TB 大勢、好きな音楽家がいる。中でもアナ・フランゴ・エレトリコ。さっき言った、ゼー・イバーハ、ドラ・モレレンバウム。ブルーノ・ベルリは新世代の素晴らしいコンポーザーだ。僕の弟、シコ・ベルナルデスもとても興味深い。ソフィア・シャブラウも素晴らしい。フーベルは、現在のブラジルで最も興味深いコンポーザーだ。彼と初めて共演したのはガル・コスタの生涯最後のショーで、それ以来、親密な関係になった。最近のブラジルでは興味深い音楽家、バンドが次々に登場している。それと僕は、今でも60〜70年代のブラジル音楽をよく聴いてる。この時代のブラジル音楽はとても豊かで、聴けば聴くほど発見があるんだ。
── ミルトン・ナシメントとエスペランサ・スポルディングの『ミルトン+エスペランサ』収録曲「パネール航空の記憶(Saudade dos Avião da Panair)」のコーラスに参加した経緯は?
TB クレイジーなヒストリーなんだ。バッドバッドノットグッド(注:カナダのジャズ系バンド。チンとの共演曲「Poeira Cosmica」がある)がブラジルに来て、ミルトンに会いたいというのでマネージャーにコンタクトして、ミルトンの家でのシュハスコに連れて行った。家に行ったらエスペランサがいて、ミルトンとレコーディング中だという。で、ギターを弾いて歌っていたら、彼女が「あなたもレコーディングに参加して」と言い、僕は別のフロアーの部屋に行って歌ったんだ。バッドバッドノットグッドがシュハスコを食べている時にね(笑)。その席にはアルトゥール・ヴェロカイもいた。クレイジーだよね。
── 近年、目立っている海外の音楽家との交流について。君がショーのオープニング・アクトをつとめたアメリカのバンド、フリート・フォクシーズ(Fleet Foxes)との出会い、USAでのショーの印象は?

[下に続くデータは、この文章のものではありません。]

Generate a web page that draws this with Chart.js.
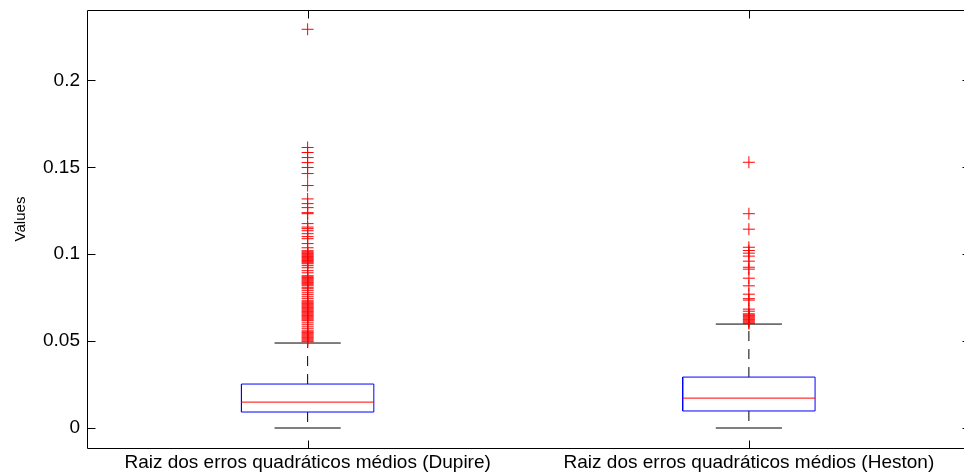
<!DOCTYPE html>
<html>
<head>
<meta charset="utf-8">
<script src="https://cdn.jsdelivr.net/npm/chart.js@4/dist/chart.umd.min.js"></script>
<style>
  html, body { margin: 0; padding: 0; background: #fff; overflow: hidden; }
  #wrap { width: 980px; height: 472px; }
</style>
</head>
<body>
<div id="wrap"><canvas id="c" width="980" height="472"></canvas></div>
<script>
// Box-plot statistics, one entry per category
const categories = [
  'Raiz dos erros quadráticos médios (Dupire)',
  'Raiz dos erros quadráticos médios (Heston)'
];
const lowerWhisker = [0.0, 0.0];
const q1 = [0.0092, 0.0098];
const median = [0.0149, 0.0172];
const q3 = [0.0253, 0.0293];
const upperWhisker = [0.0489, 0.0598];

const outliersDupire = [
  0.2294,
  0.1614, 0.1585, 0.1556, 0.1527, 0.1499, 0.1464, 0.1395,
  0.1318, 0.1291, 0.1268, 0.1239, 0.1233,
  0.1176, 0.1156, 0.1147, 0.1135, 0.1118, 0.1101, 0.1089,
  0.1061, 0.1037, 0.1020, 0.1014, 0.1008, 0.1003, 0.0997, 0.0991, 0.0986,
  0.0980, 0.0974, 0.0968, 0.0963, 0.0957, 0.0951,
  0.0945, 0.0934, 0.0922, 0.0905, 0.0893,
  0.0876, 0.0870, 0.0865, 0.0859, 0.0853, 0.0847, 0.0841, 0.0836, 0.0830,
  0.0824, 0.0818, 0.0807, 0.0801, 0.0790, 0.0778, 0.0767, 0.0755, 0.0744,
  0.0732, 0.0726, 0.0720, 0.0715, 0.0709, 0.0703, 0.0697, 0.0692, 0.0686,
  0.0680, 0.0674, 0.0669, 0.0663, 0.0657, 0.0651, 0.0646, 0.0640, 0.0634,
  0.0628, 0.0622, 0.0617, 0.0605, 0.0594, 0.0582, 0.0571,
  0.0559, 0.0553, 0.0548, 0.0542, 0.0536, 0.0530, 0.0524, 0.0519, 0.0513,
  0.0507, 0.0501, 0.0496
];
const outliersHeston = [
  0.1529, 0.1233, 0.1144, 0.1040, 0.1021, 0.1006, 0.0989, 0.0960,
  0.0925, 0.0914, 0.0862, 0.0818, 0.0770, 0.0744, 0.0736, 0.0684, 0.0672,
  0.0657, 0.0651, 0.0646, 0.0640, 0.0634, 0.0628, 0.0623, 0.0617, 0.0611,
  0.0605, 0.0601
];
const outliers = [outliersDupire, outliersHeston];

const yTicks = [0, 0.05, 0.1, 0.15, 0.2];
const yTickLabels = ['0', '0.05', '0.1', '0.15', '0.2'];
const yAxisLabel = 'Values';

// Styling
const BOX_HALF = 0.15;
const CAP_HALF = 0.075;
const TICK_LEN = 8;
const FONT = '"Liberation Sans", Arial, Helvetica, sans-serif';

Chart.defaults.font.family = FONT;
Chart.defaults.font.size = 19;
Chart.defaults.color = '#000';

function seg(points, color, dash) {
  return {
    type: 'scatter',
    data: points,
    showLine: true,
    borderColor: color,
    backgroundColor: color,
    borderWidth: 1,
    borderDash: dash || [],
    pointRadius: 0,
    pointHoverRadius: 0,
    fill: false,
    tension: 0
  };
}

const datasets = [];
// outliers on top
categories.forEach((_, i) => {
  datasets.push({
    type: 'scatter',
    data: outliers[i].map(v => ({ x: i + 1, y: v })),
    pointStyle: 'cross',
    pointRadius: 6,
    pointBorderWidth: 1,
    borderColor: '#ff0000',
    backgroundColor: '#ff0000',
    showLine: false
  });
});
categories.forEach((_, i) => {
  const c = i + 1;
  // median
  datasets.push(seg([{ x: c - BOX_HALF, y: median[i] }, { x: c + BOX_HALF, y: median[i] }], '#ff0000'));
  // box
  datasets.push(seg([
    { x: c - BOX_HALF, y: q1[i] }, { x: c + BOX_HALF, y: q1[i] },
    { x: c + BOX_HALF, y: q3[i] }, { x: c - BOX_HALF, y: q3[i] },
    { x: c - BOX_HALF, y: q1[i] }
  ], '#0000ff'));
  // whisker caps
  datasets.push(seg([{ x: c - CAP_HALF, y: upperWhisker[i] }, { x: c + CAP_HALF, y: upperWhisker[i] }], '#000'));
  datasets.push(seg([{ x: c - CAP_HALF, y: lowerWhisker[i] }, { x: c + CAP_HALF, y: lowerWhisker[i] }], '#000'));
  // dashed whiskers
  datasets.push(seg([{ x: c, y: q3[i] }, { x: c, y: upperWhisker[i] }], '#000', [10, 8]));
  datasets.push(seg([{ x: c, y: q1[i] }, { x: c, y: lowerWhisker[i] }], '#000', [10, 8]));
});

// Axes box with inward tick marks on all four sides, plus the rotated y label
const frame = {
  id: 'frame',
  beforeDatasetsDraw(chart) {
    const { ctx, chartArea: a, scales: { x, y } } = chart;
    const L = Math.round(a.left) + 0.5, R = Math.round(a.right) + 0.5;
    const T = Math.round(a.top) + 0.5, B = Math.round(a.bottom) + 0.5;
    ctx.save();
    ctx.strokeStyle = '#000';
    ctx.lineWidth = 1;
    ctx.beginPath();
    ctx.rect(L, T, R - L, B - T);
    y.ticks.forEach(t => {
      const py = Math.round(y.getPixelForValue(t.value)) + 0.5;
      ctx.moveTo(L, py); ctx.lineTo(L + TICK_LEN, py);
      ctx.moveTo(R, py); ctx.lineTo(R - TICK_LEN, py);
    });
    x.ticks.forEach(t => {
      const px = Math.round(x.getPixelForValue(t.value)) + 0.5;
      ctx.moveTo(px, B); ctx.lineTo(px, B - TICK_LEN);
      ctx.moveTo(px, T); ctx.lineTo(px, T + TICK_LEN);
    });
    ctx.stroke();

    // y-axis label, rotated, sitting slightly above the middle of the axis
    ctx.translate(21, (a.top + a.bottom) / 2 - 10);
    ctx.rotate(-Math.PI / 2);
    ctx.font = '15px ' + FONT;
    ctx.fillStyle = '#000';
    ctx.textAlign = 'center';
    ctx.textBaseline = 'middle';
    ctx.fillText(yAxisLabel, 0, 0);
    ctx.restore();
  }
};

new Chart(document.getElementById('c'), {
  type: 'scatter',
  data: { datasets },
  options: {
    responsive: false,
    animation: false,
    events: [],
    layout: { padding: { top: 10, right: 10.5, bottom: 0, left: 0 } },
    plugins: { legend: { display: false }, tooltip: { enabled: false } },
    scales: {
      x: {
        type: 'linear',
        min: 0.5,
        max: 2.5,
        grid: { display: false, drawTicks: false },
        border: { display: false },
        afterBuildTicks: s => { s.ticks = categories.map((_, i) => ({ value: i + 1 })); },
        afterFit: s => { s.height = 24; s.paddingLeft = 0; s.paddingRight = 0; },
        ticks: {
          autoSkip: false,
          maxRotation: 0,
          padding: 3,
          callback: v => categories[v - 1]
        }
      },
      y: {
        type: 'linear',
        min: -0.0115,
        max: 0.2405,
        grid: { display: false, drawTicks: false },
        border: { display: false },
        afterBuildTicks: s => { s.ticks = yTicks.map(v => ({ value: v })); },
        afterFit: s => { s.width = 87; s.paddingTop = 0; s.paddingBottom = 0; },
        ticks: {
          padding: 7,
          callback: (v, idx) => yTickLabels[idx]
        }
      }
    }
  },
  plugins: [frame]
});
</script>
</body>
</html>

TB 僕はフリート・フォクシーズのファンだったんだ。彼らも僕やオ・テルノのアルバムを気に入って、最初にインスタグラムで会話した。2020年、彼らのアルバ『Shore』のレコーディングに招かれて1曲、ポルトガル語でコーラスした(注:「Going-to-the-Sun Road」)。そして彼らのUSAツアー、17公演でオープニング・アクトをつとめることになった。アメリカでのライヴは素晴らしい体験で、デヴェンドラ・バンハートと知り合ったのもアメリカだった。インディー・ロックの歌のシーンから、とてもインスパイアされたよ。
── イギリスのシンガー・ソングライター、リアナ・フローレス(Liana Flores。イギリスとブラジルのダブル・アイデンティティ)のメジャー・デビュー盤『フラワー・オブ・ザ・ソウル』の中の曲「バタフライズ」に参加するまでのストーリーは?
TB インターネットでリアナの音楽を知って、インターネットでコンタクトしていた。僕がロンドンで行なったショーを彼女が聴きにきて知り合った。昨年、僕がロサンゼルスに行った時、彼女がノア・ジョージソンのプロデュースでレコーディングしていて、僕が呼ばれてギターを弾き、歌うことになった。とても良かったよ。
── オ・テルノの「ヴォルタ・イ・メイア(Volta e meia)」に、デヴェンドラ・バンハートと共にゲスト参加した坂本慎太郎とは、ドイツのフェスティヴァルで知り合ったと聞いている。彼の音楽の印象は?
TB 僕は坂本慎太郎が大好きだ。彼のミュージック・ヴィデオをたくさん見て夢中になった。ドイツのフェスティヴァルでお互いのライヴを聴いて、デヴェンドラのライヴも聴いて、慎太郎とデヴェンドラも互いに大好きになった。そんな自然な出会いから、オ・テルノのアルバムに2人を呼ぶことにしたんだ。「FESTIVAL de FRUE 2024」での慎太郎のライヴは、とてつもなく素晴らしく、フェスティバルの中でいちばん好きだったライヴだ。バンドも素晴らしく、必要最小限の音数で演奏する知恵を備えていた。例えるなら、坐禅のような、、、“坐禅ロック”だね(笑)。
── 最後に、今後のプランは?
TB 2年間、『ミル・コイザス・インヴィジーヴェイス』のツアーをやってきて、その間にたくさん新曲を作った。なので来年はライヴを減らして、スタジオに入ってレコーディングする。次のアルバムに向けて気持ちが盛り上がってるよ。